Students assess nutrition options
WORTHINGTON -- Students in the Partners in Prevention program at Adrian, Ellsworth, Luverne, Hills-Beaver Creek and Round Lake-Brewster gathered in Adrian Wednesday to begin a new initiative that takes a closer look at nutrition in the schools of Nobles and Rock counties.
Organized by Nobles-Rock Community Health Services, the training was funded by the Statewide Health Improvement Program (SHIP) grant the agency received earlier this year to focus programming on tobacco and obesity prevention.
Paula Anderson, NRCHS health educator, said looking at nutrition options in the schools is one way to encourage better eating habits among children and teens.
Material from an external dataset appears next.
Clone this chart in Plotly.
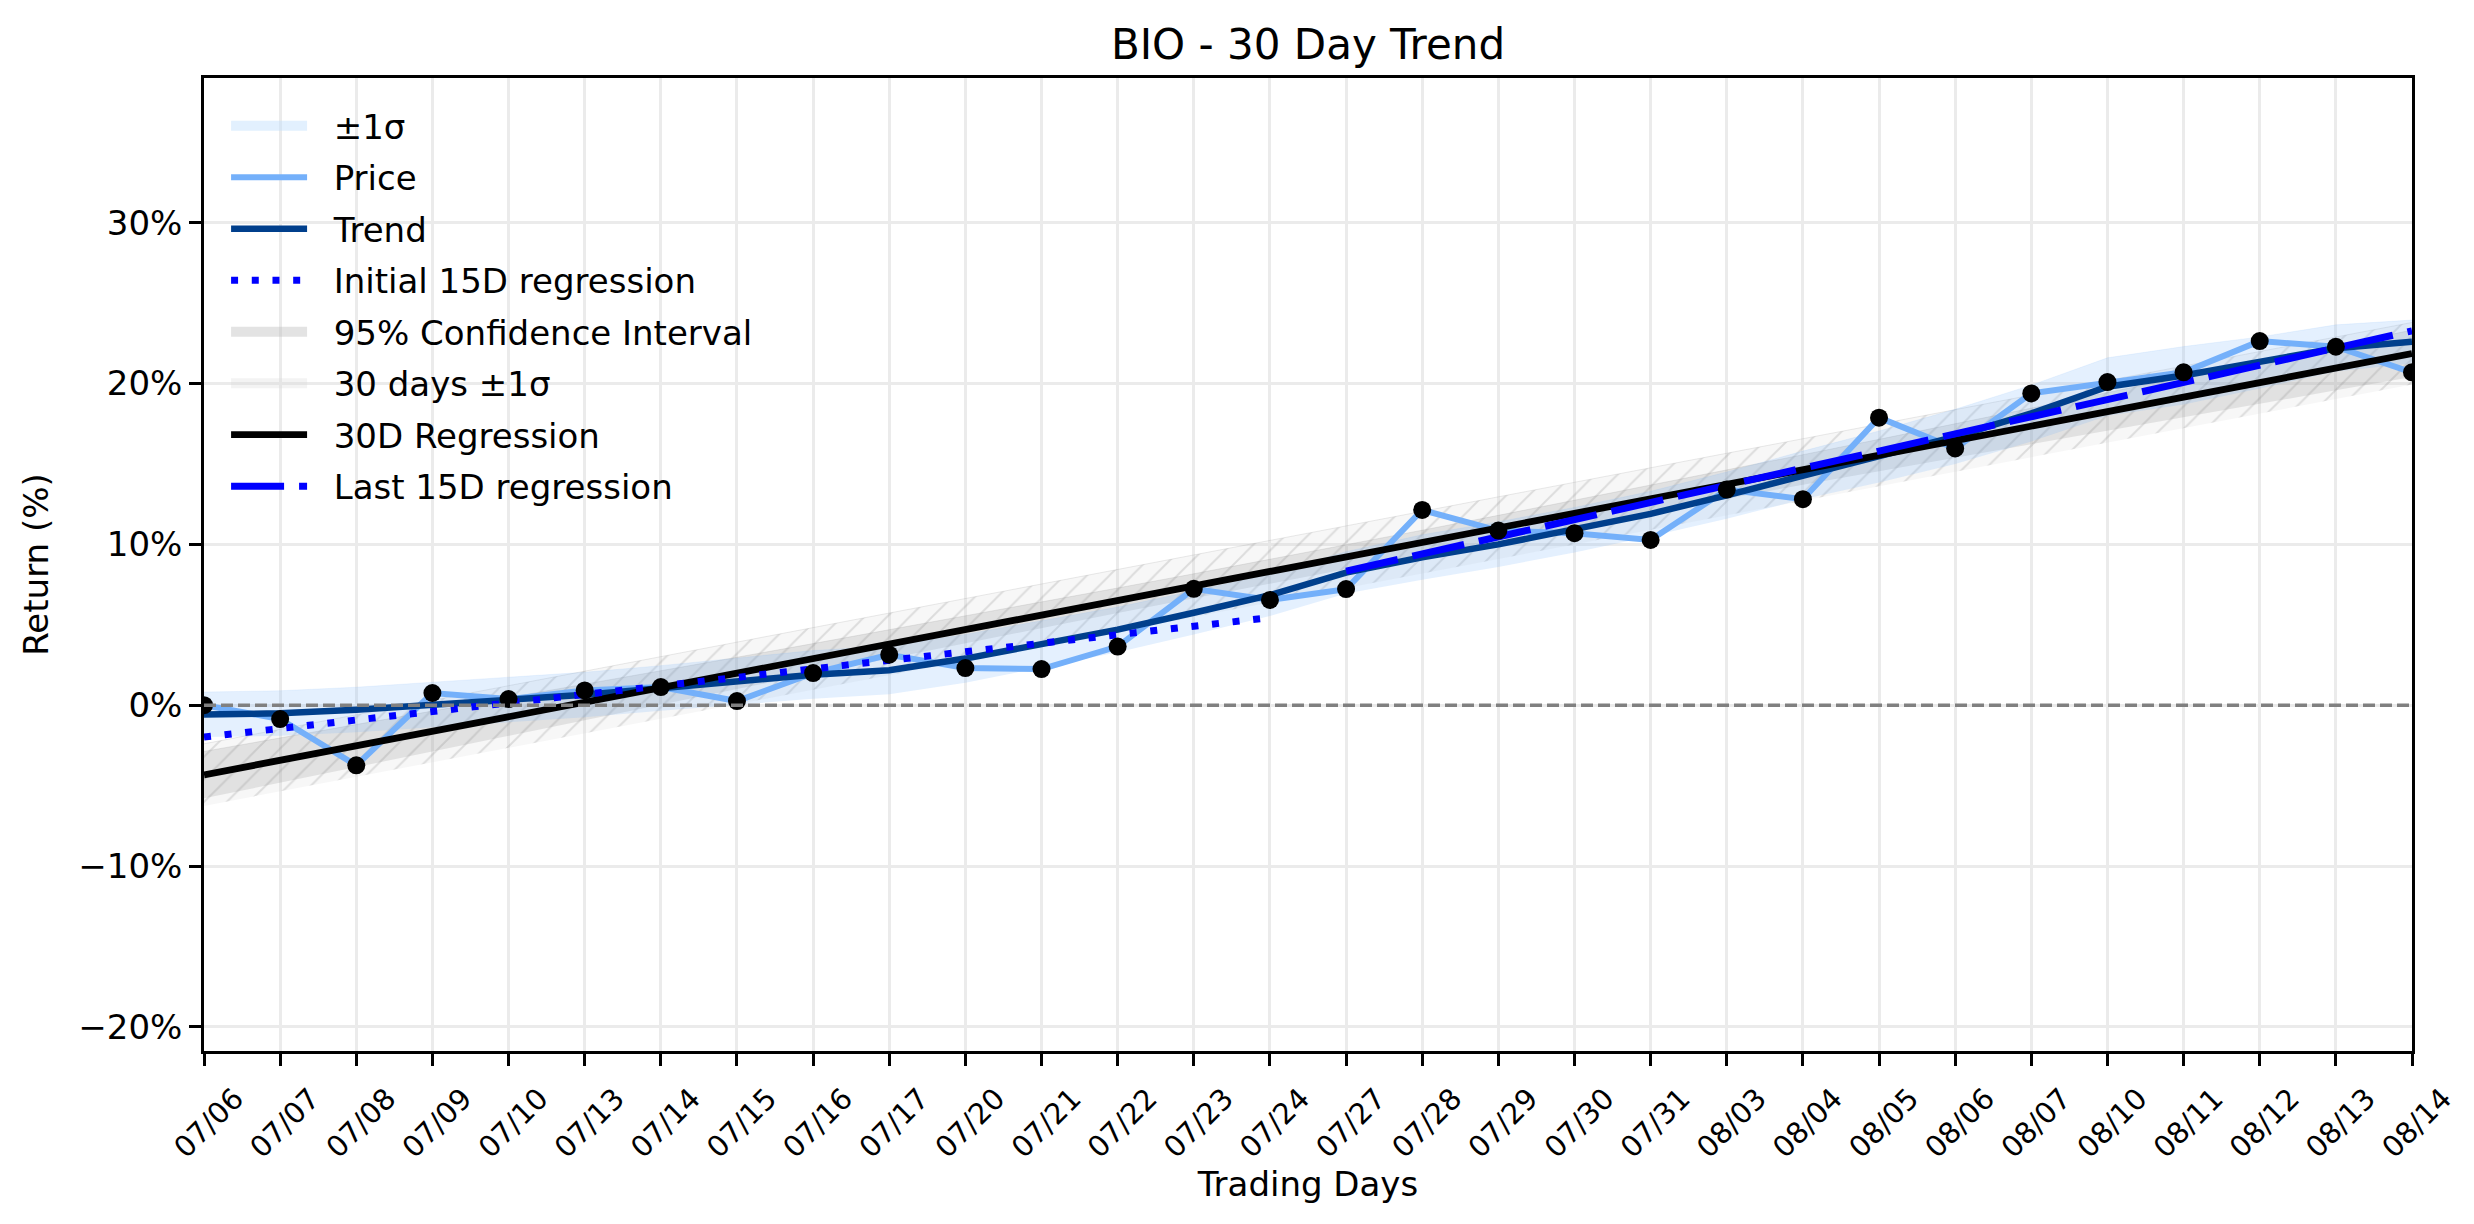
import numpy as np
import plotly.graph_objects as go

# ---------------- data ----------------
dates = ["07/06", "07/07", "07/08", "07/09", "07/10", "07/13", "07/14", "07/15",
         "07/16", "07/17", "07/20", "07/21", "07/22", "07/23", "07/24", "07/27",
         "07/28", "07/29", "07/30", "07/31", "08/03", "08/04", "08/05", "08/06",
         "08/07", "08/10", "08/11", "08/12", "08/13", "08/14"]

price = [0.0, -0.86, -3.74, 0.76, 0.38, 0.92, 1.13, 0.26, 2.0, 3.14,
         2.31, 2.25, 3.65, 7.24, 6.55, 7.22, 12.14, 10.86, 10.70, 10.28,
         13.41, 12.81, 17.88, 15.97, 19.39, 20.09, 20.70, 22.64, 22.29, 20.70]

trend = [-0.58, -0.50, -0.28, 0.03, 0.32, 0.65, 1.06, 1.49, 1.9, 2.18,
         2.9, 3.8, 4.7, 5.75, 6.85, 8.25, 9.2, 10.0, 10.9, 11.9,
         13.05, 14.3, 15.45, 16.7, 18.15, 19.8, 20.5, 21.3, 22.2, 22.6]

trend_sigma = [1.4, 1.4, 1.4, 1.4, 1.4, 1.4, 1.4, 1.45, 1.5, 1.5,
               1.5, 1.45, 1.4, 1.35, 1.3, 1.3, 1.4, 1.4, 1.4, 1.4,
               1.45, 1.5, 1.6, 1.7, 1.75, 1.8, 1.8, 1.6, 1.45, 1.35]

y_tick_vals = [-20, -10, 0, 10, 20, 30]
y_tick_text = ["\u221220%", "\u221210%", "0%", "10%", "20%", "30%"]

# ---------------- derived statistics ----------------
x = np.arange(len(price))
p = np.array(price)
n = len(p)

b1, b0 = np.polyfit(x, p, 1)
fit30 = b0 + b1 * x
resid = p - fit30
s_res = np.sqrt(np.sum(resid ** 2) / (n - 2))
sxx = np.sum((x - x.mean()) ** 2)
t975 = 2.048
ci_half = t975 * s_res * np.sqrt(1.0 / n + (x - x.mean()) ** 2 / sxx)
sig30 = np.std(resid)

xi = x[:15]
c1, c0 = np.polyfit(xi, p[:15], 1)
fit_init = c0 + c1 * xi

xl = x[15:]
d1, d0 = np.polyfit(xl, p[15:], 1)
fit_last = d0 + d1 * xl

tr = np.array(trend)
ts = np.array(trend_sigma)

FONT = "DejaVu Sans"
PRICE_C = "#74b0fa"
TREND_C = "#003f8c"
BAND_C = "rgba(120,180,250,0.2)"
CI_C = "rgba(128,128,128,0.18)"
HATCH_BG = "rgba(200,200,200,0.15)"
SP = "\u00a0\u00a0"  # gap between legend symbol and label

fig = go.Figure()

# 30 days ±1σ (hatched)
fig.add_trace(go.Scatter(x=x, y=fit30 - sig30, mode="lines", line=dict(width=0),
                         showlegend=False, hoverinfo="skip"))
fig.add_trace(go.Scatter(x=x, y=fit30 + sig30, mode="lines",
                         line=dict(width=0.8, color="rgba(150,150,150,0.25)"),
                         fill="tonexty", fillcolor=HATCH_BG,
                         fillpattern=dict(shape="/", fgcolor="rgba(140,140,140,1)", fgopacity=0.25,
                                          size=16, solidity=0.12, fillmode="overlay"),
                         showlegend=False, hoverinfo="skip"))

# 95% CI
fig.add_trace(go.Scatter(x=x, y=fit30 - ci_half, mode="lines", line=dict(width=0),
                         showlegend=False, hoverinfo="skip"))
fig.add_trace(go.Scatter(x=x, y=fit30 + ci_half, mode="lines",
                         line=dict(width=0.8, color="rgba(128,128,128,0.2)"),
                         fill="tonexty", fillcolor=CI_C, showlegend=False, hoverinfo="skip"))

# ±1σ around trend
fig.add_trace(go.Scatter(x=x, y=tr - ts, mode="lines", line=dict(width=0),
                         showlegend=False, hoverinfo="skip"))
fig.add_trace(go.Scatter(x=x, y=tr + ts, mode="lines",
                         line=dict(width=0.8, color="rgba(120,180,250,0.15)"),
                         fill="tonexty", fillcolor=BAND_C, showlegend=False, hoverinfo="skip"))

# Price
fig.add_trace(go.Scatter(x=x, y=p, mode="lines", line=dict(color=PRICE_C, width=6),
                         name=SP + "Price", legendrank=2, legendgroup="g2"))

# Trend
fig.add_trace(go.Scatter(x=x, y=tr, mode="lines", line=dict(color=TREND_C, width=6.5),
                         name=SP + "Trend", legendrank=3, legendgroup="g3"))

# 30D regression
fig.add_trace(go.Scatter(x=x, y=fit30, mode="lines", line=dict(color="black", width=6.8),
                         name=SP + "30D Regression", legendrank=7, legendgroup="g7"))

# Initial 15D regression
fig.add_trace(go.Scatter(x=xi, y=fit_init, mode="lines",
                         line=dict(color="#0000ff", width=7, dash="7px,13.7px"),
                         name=SP + "Initial 15D regression", legendrank=4, legendgroup="g4"))

# Last 15D regression
fig.add_trace(go.Scatter(x=xl, y=fit_last, mode="lines",
                         line=dict(color="#0000ff", width=7, dash="53px,15px"),
                         name=SP + "Last 15D regression", legendrank=8, legendgroup="g8"))

# dots
fig.add_trace(go.Scatter(x=x, y=p, mode="markers", marker=dict(color="black", size=18),
                         showlegend=False, hoverinfo="skip"))

# legend-only patch entries (no data drawn)
fig.add_trace(go.Scatter(x=[None], y=[None], mode="lines",
                         line=dict(color="rgba(190,222,252,0.45)", width=27),
                         name=SP + "\u00b11\u03c3", legendrank=1, legendgroup="g1"))
fig.add_trace(go.Scatter(x=[None], y=[None], mode="lines",
                         line=dict(color="rgba(185,185,185,0.4)", width=27),
                         name=SP + "95% Confidence Interval", legendrank=5, legendgroup="g5"))
fig.add_trace(go.Scatter(x=[None], y=[None], mode="lines",
                         line=dict(color="rgba(215,215,215,0.3)", width=27),
                         name=SP + "30 days \u00b11\u03c3", legendrank=6, legendgroup="g6"))

fig.add_shape(type="line", xref="paper", x0=0, x1=1, yref="y", y0=0, y1=0,
              line=dict(color="gray", width=3.4, dash="12px,5px"), layer="above")

fig.update_layout(
    width=2474, height=1224,
    margin=dict(l=204, r=62, t=78, b=173),
    paper_bgcolor="white", plot_bgcolor="white",
    font=dict(family=FONT, color="black", size=34),
    title=dict(text="BIO - 30 Day Trend", x=(204 + 2412) / 2 / 2474, xanchor="center",
               y=1 - 44 / 1224, yanchor="middle", yref="container",
               font=dict(family=FONT, size=42, color="black")),
    showlegend=True,
    legend=dict(x=0.01, y=0.9804, xanchor="left", yanchor="top",
                bgcolor="rgba(0,0,0,0)", borderwidth=0,
                font=dict(family=FONT, size=34, color="black"),
                tracegroupgap=4.3, itemwidth=76, traceorder="grouped"),
)

fig.update_xaxes(
    range=[0, 29], tickmode="array", tickvals=x, ticktext=dates,
    tickangle=-45, tickfont=dict(family=FONT, size=29),
    ticklabelshift=31, ticklabelstandoff=4,
    showgrid=True, gridcolor="#ebebeb", gridwidth=2.7,
    showline=True, linecolor="black", linewidth=2.7, mirror=True,
    ticks="outside", ticklen=12, tickwidth=2.7, tickcolor="black",
    zeroline=False,
    title=dict(text="Trading Days", font=dict(family=FONT, size=34), standoff=4),
)
fig.update_yaxes(
    range=[-21.5, 39.0], tickmode="array", tickvals=y_tick_vals, ticktext=y_tick_text,
    tickfont=dict(family=FONT, size=34),
    showgrid=True, gridcolor="#ebebeb", gridwidth=2.7,
    showline=True, linecolor="black", linewidth=2.7, mirror=True,
    ticks="outside", ticklen=12, tickwidth=2.7, tickcolor="black",
    zeroline=False,
    title=dict(text="Return (%)", font=dict(family=FONT, size=34), standoff=20),
)

fig.write_html("out.html", config={"displayModeBar": False})

with open("out.html", "r", encoding="utf-8") as f:
    html = f.read()
html = html.replace("<body>", "<body style=\"margin:0;padding:0;overflow:hidden\">", 1)
with open("out.html", "w", encoding="utf-8") as f:
    f.write(html)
"If kids are introduced to healthy options in school, they can develop lifelong habits of healthy eating and exercise," Anderson said.
Wednesday's training was presented by Catalyst, formerly known as Target Market. Presenters spoke to students about the importance of better nutrition in schools, saying that kids who eat nourishing foods in school tend to be healthier, more alert and get better grades than students who choose less healthy options.
Anderson said each of the students was sent home from the training with an assignment to assess their school's lunch program, the offerings in their vending machines and concession stands and also look at the fundraising programs conducted.
"Instead of selling tubs of cookie dough (to raise money), groups can sell fruits, vegetables, string cheese -- that sort of thing," she added.
Several students at Wednesday's training voiced support for getting more and healthier options in their schools, Anderson said.
"We're really at the ground level. We need to look at if changes can be made," she said, adding that the group wants to work with the school district on new options.
Perhaps one of the first changes that can be implemented is adding more healthy options in vending machines. In pilot programs in Iowa, Anderson said fruit and vegetable coolers have been brought into schools, with offerings accessible to students at all times.
"They use it more than the vending machines," she said. "If you make things easily accessible, people are more likely to do it."
Anderson said she'd like to see fruit and veggie coolers in every school, and expand it further to work sites.
"Kids and adults alike, if they're eating better foods, they're more likely to be active than if they're not eating good sources of energy," she said. "The trend of obesity has tripled in the last decade."
Anderson gave a brief report on the school nutrition project during Wednesday's NRCHS meeting in Worthington. During that meeting, NRCHS administrator Brad Meyer gave an update on the community H1N1 clinics.